What does this mean precisely? Lets say you have run into an issue with the program but that developers cannot reproduce the issue themselves (this happens a lot more than you might expect). Rather than throw all of our hands in the air, we can instead get together on IRC and in realtime go about debugging the issue. The process looks roughly like this:

  • You get the source from our development repository
  • You build Ardour from the source (this can be tricky, and slow)
  • You and the developer switch to working in a "private" debugging branch
  • The developer makes some changes, you test them out, possibly providing output of the program back to the developer via a "paste site" such as pastebin.com
  • You both repeat the problem until the developer has all the information required or, sometimes, till the bug is fixed
  • You revert back to the main branch of the source

Specifics

The developer first creates a new branch to work on your bug, which we'll call "frobnication". Then she pushes it to git.ardour.org so that the tester can access it:

git checkout -b frobnication
git push -u origin frobnication
        

The tester first clones the ardour source

git clone git://git.ardour.org/
        
If they already have a working copy, they update it:
git pull
        
Then they switch to the new debugging branch:
git checkout -b frobnication origin/frobnication
        

At this point, both parties are ready to start the process. The developer will make some changes and then push them to git.ardour.org:

... hack ...
... hack ...
git commit -m"message"
git push
        

The tester will now update:

git pull
        
and then rebuild Ardour and run it without installing:
./waf
cd gtk2_ardour
./ardev
        

The two parties will repeat these steps one or more times until the developer feels she is done.
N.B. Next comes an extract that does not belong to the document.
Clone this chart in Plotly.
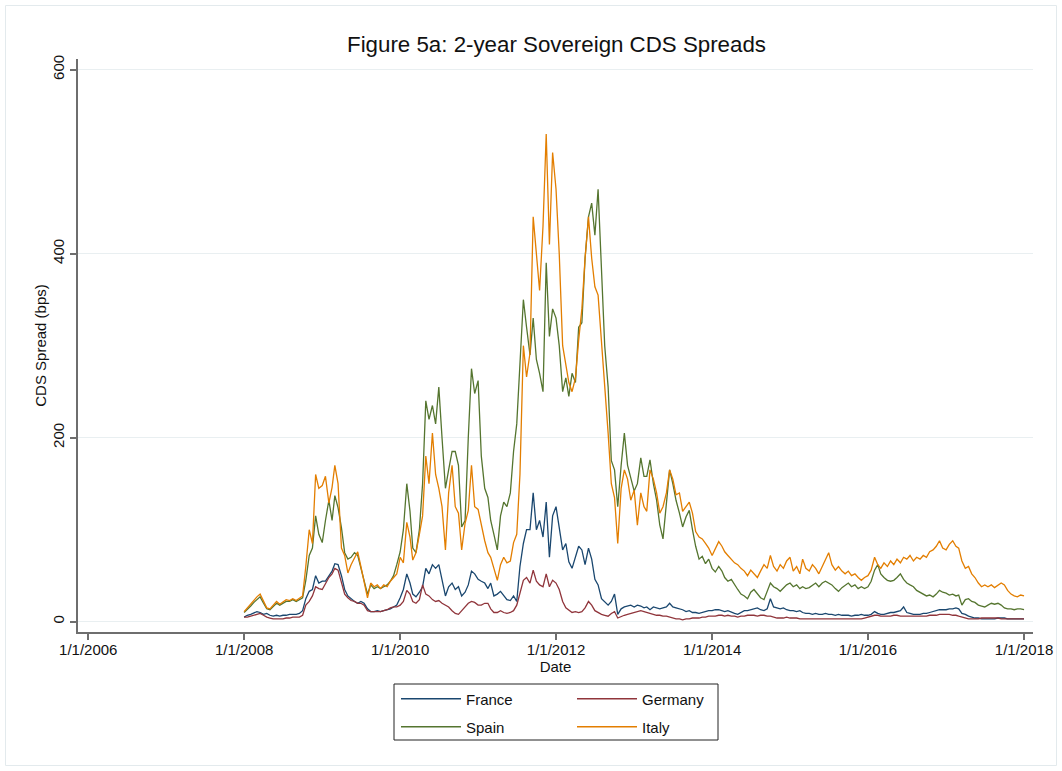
import plotly.graph_objects as go

# ---------------- data (semi-monthly readings, 2008-01-01 .. 2018-01-01) ----------------
dates = [f"{y}-{m:02d}-{d:02d}" for y in range(2008, 2018) for m in range(1, 13) for d in (1, 16)] + ["2018-01-01"]

italy = [
    11, 15, 20, 24, 27, 30, 22, 15, 14, 18, 22, 19, 22, 24, 23, 25, 23, 26, 28, 60, 100, 85, 160, 145,
    148, 158, 129, 146, 170, 150, 80, 72, 53, 62, 70, 76, 60, 42, 26, 42, 38, 40, 36, 40, 38, 44, 48, 52,
    70, 64, 108, 92, 67, 75, 95, 115, 180, 150, 205, 160, 145, 125, 78, 140, 170, 125, 118, 78, 107, 121, 170, 125,
    122, 105, 88, 75, 70, 58, 45, 62, 70, 64, 66, 86, 95, 160, 300, 266, 292, 440, 400, 360, 430, 530, 410, 510,
    470, 400, 300, 280, 260, 250, 265, 306, 340, 395, 440, 395, 364, 355, 305, 260, 205, 150, 135, 85, 145, 165, 155, 132,
    143, 105, 140, 125, 120, 165, 155, 140, 118, 125, 140, 165, 155, 138, 140, 120, 125, 130, 118, 98, 92, 90, 85, 80,
    72, 80, 87, 82, 76, 72, 68, 64, 62, 58, 55, 50, 56, 52, 48, 55, 62, 58, 72, 60, 55, 62, 58, 66,
    70, 55, 60, 52, 68, 58, 55, 62, 58, 52, 60, 66, 75, 62, 56, 60, 55, 52, 55, 50, 52, 48, 45, 48,
    50, 56, 70, 62, 58, 64, 60, 66, 62, 68, 64, 70, 68, 72, 66, 70, 68, 72, 70, 76, 78, 82, 88, 80,
    78, 84, 88, 82, 80, 66, 58, 60, 52, 48, 42, 38, 40, 38, 40, 37, 40, 42, 40, 34, 30, 28, 27, 29,
    28,
]

spain = [
    10, 13, 17, 21, 24, 27, 20, 14, 13, 16, 20, 18, 20, 22, 22, 24, 22, 24, 26, 45, 72, 80, 115, 95,
    86, 110, 132, 110, 137, 124, 102, 75, 68, 70, 75, 72, 58, 45, 30, 40, 36, 38, 36, 38, 40, 44, 50, 62,
    76, 100, 150, 120, 80, 75, 100, 150, 240, 220, 235, 215, 255, 200, 145, 165, 185, 185, 170, 103, 110, 200, 275, 248,
    262, 180, 145, 135, 110, 95, 78, 115, 130, 125, 140, 185, 215, 280, 350, 320, 290, 330, 285, 270, 250, 390, 310, 340,
    330, 300, 250, 265, 245, 270, 260, 320, 325, 395, 440, 455, 420, 470, 390, 300, 255, 175, 165, 125, 170, 205, 170, 155,
    142, 150, 178, 158, 158, 176, 150, 132, 105, 90, 125, 165, 150, 132, 118, 103, 114, 121, 100, 82, 68, 71, 63, 68,
    58, 54, 60, 55, 48, 44, 46, 40, 35, 30, 28, 25, 32, 35, 30, 26, 24, 32, 42, 38, 36, 33, 36, 40,
    42, 38, 40, 36, 38, 36, 37, 40, 42, 38, 42, 44, 42, 40, 36, 33, 37, 40, 42, 38, 40, 36, 38, 36,
    38, 44, 56, 62, 52, 48, 45, 44, 45, 48, 52, 46, 42, 40, 38, 34, 32, 30, 28, 29, 27, 30, 34, 32,
    31, 29, 30, 28, 29, 18, 24, 25, 22, 21, 18, 17, 16, 18, 20, 19, 20, 18, 15, 14, 14, 13, 14, 14,
    13,
]

france = [
    5, 7, 8, 10, 11, 10, 8, 9, 7, 6, 7, 6, 7, 7, 8, 8, 8, 9, 12, 25, 33, 35, 50, 42,
    44, 44, 50, 55, 63, 62, 50, 35, 28, 25, 22, 20, 22, 20, 14, 11, 11, 12, 11, 12, 13, 14, 16, 18,
    26, 35, 52, 42, 30, 27, 32, 38, 58, 52, 62, 58, 62, 45, 28, 38, 42, 35, 38, 28, 32, 40, 55, 52,
    46, 44, 42, 36, 42, 28, 30, 33, 28, 24, 23, 28, 22, 60, 85, 100, 100, 140, 100, 110, 92, 130, 70, 115,
    125, 100, 78, 85, 65, 58, 72, 82, 78, 62, 80, 68, 46, 40, 25, 22, 18, 22, 30, 8, 14, 16, 17, 18,
    16, 18, 17, 15, 16, 13, 16, 15, 14, 15, 16, 20, 16, 15, 14, 13, 11, 12, 10, 10, 9, 10, 11, 12,
    12, 13, 13, 12, 11, 12, 10, 9, 8, 10, 12, 12, 13, 14, 15, 13, 12, 14, 25, 16, 15, 14, 15, 13,
    12, 12, 11, 12, 10, 9, 9, 8, 9, 8, 8, 9, 8, 8, 7, 8, 7, 7, 7, 6, 7, 7, 8, 7,
    7, 8, 11, 9, 8, 8, 9, 10, 10, 11, 12, 16, 10, 9, 8, 8, 8, 9, 9, 10, 11, 12, 13, 13,
    13, 14, 14, 15, 14, 9, 8, 6, 5, 4, 4, 3, 3, 3, 3, 3, 4, 4, 4, 3, 3, 3, 3, 3,
    3,
]

germany = [
    5, 5, 6, 7, 8, 9, 7, 5, 4, 3, 3, 3, 3, 4, 4, 5, 5, 5, 7, 18, 22, 28, 38, 36,
    35, 42, 48, 52, 58, 56, 42, 30, 26, 23, 22, 20, 20, 18, 12, 11, 11, 11, 11, 12, 13, 15, 16, 16,
    18, 22, 34, 30, 22, 20, 24, 40, 30, 28, 24, 22, 23, 20, 18, 16, 12, 9, 8, 12, 16, 20, 22, 21,
    18, 18, 20, 20, 14, 10, 10, 12, 10, 9, 10, 12, 18, 30, 45, 48, 42, 56, 44, 40, 38, 52, 38, 45,
    42, 35, 22, 15, 13, 10, 11, 10, 11, 15, 22, 18, 12, 10, 8, 7, 6, 9, 11, 4, 6, 7, 8, 9,
    10, 11, 12, 11, 10, 9, 8, 7, 7, 6, 6, 5, 4, 3, 3, 2, 3, 3, 4, 4, 4, 5, 5, 6,
    6, 6, 7, 7, 6, 7, 6, 6, 5, 6, 6, 7, 7, 7, 6, 7, 7, 6, 6, 5, 4, 4, 4, 5,
    4, 4, 4, 3, 3, 3, 3, 3, 3, 3, 3, 3, 3, 3, 3, 3, 3, 3, 3, 3, 3, 3, 3, 4,
    5, 6, 7, 7, 6, 6, 6, 6, 7, 7, 6, 6, 6, 6, 6, 6, 6, 6, 6, 7, 7, 7, 8, 8,
    8, 8, 7, 7, 6, 5, 4, 3, 3, 3, 3, 4, 4, 4, 4, 4, 4, 3, 3, 3, 3, 3, 3, 3,
    3,
]

x_tick_dates = ["2006-01-01", "2008-01-01", "2010-01-01", "2012-01-01", "2014-01-01", "2016-01-01", "2018-01-01"]
x_tick_labels = ["1/1/2006", "1/1/2008", "1/1/2010", "1/1/2012", "1/1/2014", "1/1/2016", "1/1/2018"]
y_ticks = [0, 200, 400, 600]

# ---------------- figure ----------------
FONT = "Liberation Sans, Arial, Helvetica, sans-serif"
AXIS_COL = "#6e6e6e"
GRID_COL = "#e9eff1"
TXT = "#111111"

series = [
    ("France", france, "#1a476f", "legend"),
    ("Germany", germany, "#90353b", "legend"),
    ("Spain", spain, "#55752f", "legend2"),
    ("Italy", italy, "#e37e00", "legend2"),
]

fig = go.Figure()
for name, vals, col, leg in series:
    fig.add_trace(go.Scatter(x=dates, y=vals, mode="lines", name=name,
                             line=dict(color=col, width=1.3), legend=leg))

L, R, T, B = 78, 29, 59, 139
W, H = 1062, 771
pw, ph = W - L - R, H - T - B


def px(x):
    return (x - L) / pw


def py(y):
    return (H - B - y) / ph


leg_common = dict(orientation="h", xanchor="left", yanchor="middle",
                  font=dict(family=FONT, size=15, color=TXT),
                  bgcolor="rgba(0,0,0,0)", borderwidth=0,
                  entrywidth=101, entrywidthmode="pixels", itemwidth=60,
                  traceorder="normal")

fig.update_layout(
    width=W, height=H,
    margin=dict(l=L, r=R, t=T, b=B, autoexpand=False),
    paper_bgcolor="white", plot_bgcolor="white",
    font=dict(family=FONT, size=15, color=TXT),
    title=dict(text="Figure 5a: 2-year Sovereign CDS Spreads", xref="paper", x=px(556.5), xanchor="center",
               yref="container", y=1 - 44 / H, yanchor="middle", font=dict(family=FONT, size=22.3, color=TXT)),
    xaxis=dict(range=["2005-11-14", "2018-02-12"], tickmode="array",
               tickvals=x_tick_dates, ticktext=x_tick_labels,
               showgrid=False, zeroline=False, showline=True, linecolor=AXIS_COL, linewidth=1.5,
               ticks="outside", ticklen=6, tickcolor=AXIS_COL, tickwidth=1.5,
               ticklabelstandoff=-3,
               tickfont=dict(family=FONT, size=15, color=TXT),
               title=dict(text="Date", standoff=0, font=dict(family=FONT, size=15, color=TXT))),
    yaxis=dict(range=[-11.2, 611.6], tickmode="array", tickvals=y_ticks,
               showgrid=True, gridcolor=GRID_COL, gridwidth=1, zeroline=False,
               showline=True, linecolor=AXIS_COL, linewidth=1.5,
               ticks="outside", ticklen=6, tickcolor=AXIS_COL, tickwidth=1.5, tickangle=-90,
               tickfont=dict(family=FONT, size=15, color=TXT),
               title=dict(text="CDS Spread (bps)", standoff=0, font=dict(family=FONT, size=15, color=TXT))),
    legend=dict(x=px(396), y=py(699), **leg_common),
    legend2=dict(x=px(396), y=py(727), **leg_common),
    showlegend=True,
    shapes=[
        dict(type="rect", xref="paper", yref="paper", x0=px(394), x1=px(718), y0=py(740), y1=py(684),
             line=dict(color="#222222", width=1), fillcolor="rgba(0,0,0,0)", layer="above"),
        dict(type="rect", xref="paper", yref="paper", x0=px(5.5), x1=px(1056.5), y0=py(765.5), y1=py(5.5),
             line=dict(color="#e3eaed", width=1), fillcolor="rgba(0,0,0,0)", layer="below"),
    ],
)

fig.write_html("out.html", config={"displayModeBar": False},
               post_script="document.body.style.margin='0';document.body.style.overflow='hidden';")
At this point several things could happen.

If the bug was fixed

If the bug is fixed, the developer will merge changes back into the master branch, and delete the debugging branch:

git rebase master
git checkout master
git merge --squash frobnication
git commit -m"message"
git push
git branch -D frobnication
git push origin :frobnication
            
and then the tester will switch back to the master branch, update it with the changes, then delete their local version of the debug branch
git checkout master
git pull
git branch -D frobnication
            

If the bug is not fixed but work will continue

The developer will leave the branch in place. Both the tester and developer may switch back to the master branch now:

git checkout master
          
and then later return to the debug one:
git checkout frobnication
          
Later, they will (hopefully) go through the steps described above for the case where the bug is fixed.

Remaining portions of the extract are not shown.